--- Start AVAILABLE DATA ---

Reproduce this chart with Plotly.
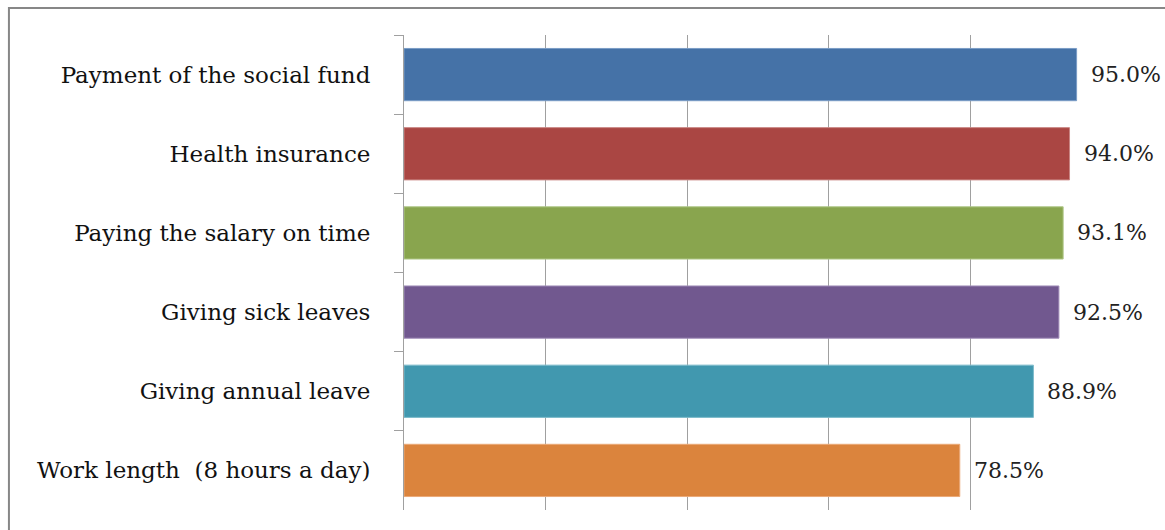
import plotly.graph_objects as go

categories = [
    "Payment of the social fund",
    "Health insurance",
    "Paying the salary on time",
    "Giving sick leaves",
    "Giving annual leave",
    "Work length  (8 hours a day)",
]
values = [95.0, 94.0, 93.1, 92.5, 88.9, 78.5]
colors = ["#4572A7", "#AA4643", "#89A54E", "#71588F", "#4198AF", "#DB843D"]
border_colors = ["#7A9CC6", "#C98583", "#B0C88A", "#A08DB8", "#7DBBCB", "#EBAA78"]
value_labels = [f"{v:.1f}%" for v in values]

FONT = "DejaVu Serif"

fig = go.Figure()
fig.add_trace(go.Bar(
    y=categories,
    x=values,
    orientation="h",
    marker=dict(color=colors, line=dict(color=border_colors, width=1)),
    width=0.66,
    hoverinfo="skip",
))

for cat, v, lab in zip(categories, values, value_labels):
    fig.add_annotation(
        x=v, y=cat, text=lab, showarrow=False,
        xanchor="left", yanchor="middle", xshift=12,
        font=dict(family=FONT, size=22, color="#222222"),
    )

# outer chart frame (extends past right/bottom edges like the reference)
fig.add_shape(
    type="rect", xref="paper", yref="paper",
    x0=-0.558, x1=1.3, y0=-0.2, y1=1.0568,
    line=dict(color="#878787", width=2), fillcolor="rgba(0,0,0,0)",
    layer="below",
)

fig.update_layout(
    width=1165, height=530,
    margin=dict(l=404, r=53, t=35, b=20),
    paper_bgcolor="white", plot_bgcolor="white",
    showlegend=False,
    xaxis=dict(
        range=[0, 100], tickvals=[0, 20, 40, 60, 80, 100],
        showticklabels=False, showgrid=True, gridcolor="#A0A0A0", gridwidth=1,
        zeroline=False, showline=False, fixedrange=True,
    ),
    yaxis=dict(
        autorange="reversed", type="category",
        showline=True, linecolor="#A0A0A0", linewidth=1,
        ticks="outside", ticklen=9, tickcolor="#A0A0A0", tickwidth=1,
        tickson="boundaries", ticklabelstandoff=28,
        tickfont=dict(family=FONT, size=23, color="#111111"),
        showgrid=False, fixedrange=True,
    ),
)

fig.write_html(
    "out.html",
    config={"displayModeBar": False, "staticPlot": True},
    post_script="document.body.style.margin='0';document.body.style.overflow='hidden';",
)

--- End AVAILABLE DATA ---

**WHAT THE TASK ASKS**.
Repeat the listing above exactly, with no pictures.

**TASK RESULT**.
Reproduce this chart with Plotly.
import plotly.graph_objects as go

categories = [
    "Payment of the social fund",
    "Health insurance",
    "Paying the salary on time",
    "Giving sick leaves",
    "Giving annual leave",
    "Work length  (8 hours a day)",
]
values = [95.0, 94.0, 93.1, 92.5, 88.9, 78.5]
colors = ["#4572A7", "#AA4643", "#89A54E", "#71588F", "#4198AF", "#DB843D"]
border_colors = ["#7A9CC6", "#C98583", "#B0C88A", "#A08DB8", "#7DBBCB", "#EBAA78"]
value_labels = [f"{v:.1f}%" for v in values]

FONT = "DejaVu Serif"

fig = go.Figure()
fig.add_trace(go.Bar(
    y=categories,
    x=values,
    orientation="h",
    marker=dict(color=colors, line=dict(color=border_colors, width=1)),
    width=0.66,
    hoverinfo="skip",
))

for cat, v, lab in zip(categories, values, value_labels):
    fig.add_annotation(
        x=v, y=cat, text=lab, showarrow=False,
        xanchor="left", yanchor="middle", xshift=12,
        font=dict(family=FONT, size=22, color="#222222"),
    )

# outer chart frame (extends past right/bottom edges like the reference)
fig.add_shape(
    type="rect", xref="paper", yref="paper",
    x0=-0.558, x1=1.3, y0=-0.2, y1=1.0568,
    line=dict(color="#878787", width=2), fillcolor="rgba(0,0,0,0)",
    layer="below",
)

fig.update_layout(
    width=1165, height=530,
    margin=dict(l=404, r=53, t=35, b=20),
    paper_bgcolor="white", plot_bgcolor="white",
    showlegend=False,
    xaxis=dict(
        range=[0, 100], tickvals=[0, 20, 40, 60, 80, 100],
        showticklabels=False, showgrid=True, gridcolor="#A0A0A0", gridwidth=1,
        zeroline=False, showline=False, fixedrange=True,
    ),
    yaxis=dict(
        autorange="reversed", type="category",
        showline=True, linecolor="#A0A0A0", linewidth=1,
        ticks="outside", ticklen=9, tickcolor="#A0A0A0", tickwidth=1,
        tickson="boundaries", ticklabelstandoff=28,
        tickfont=dict(family=FONT, size=23, color="#111111"),
        showgrid=False, fixedrange=True,
    ),
)

fig.write_html(
    "out.html",
    config={"displayModeBar": False, "staticPlot": True},
    post_script="document.body.style.margin='0';document.body.style.overflow='hidden';",
)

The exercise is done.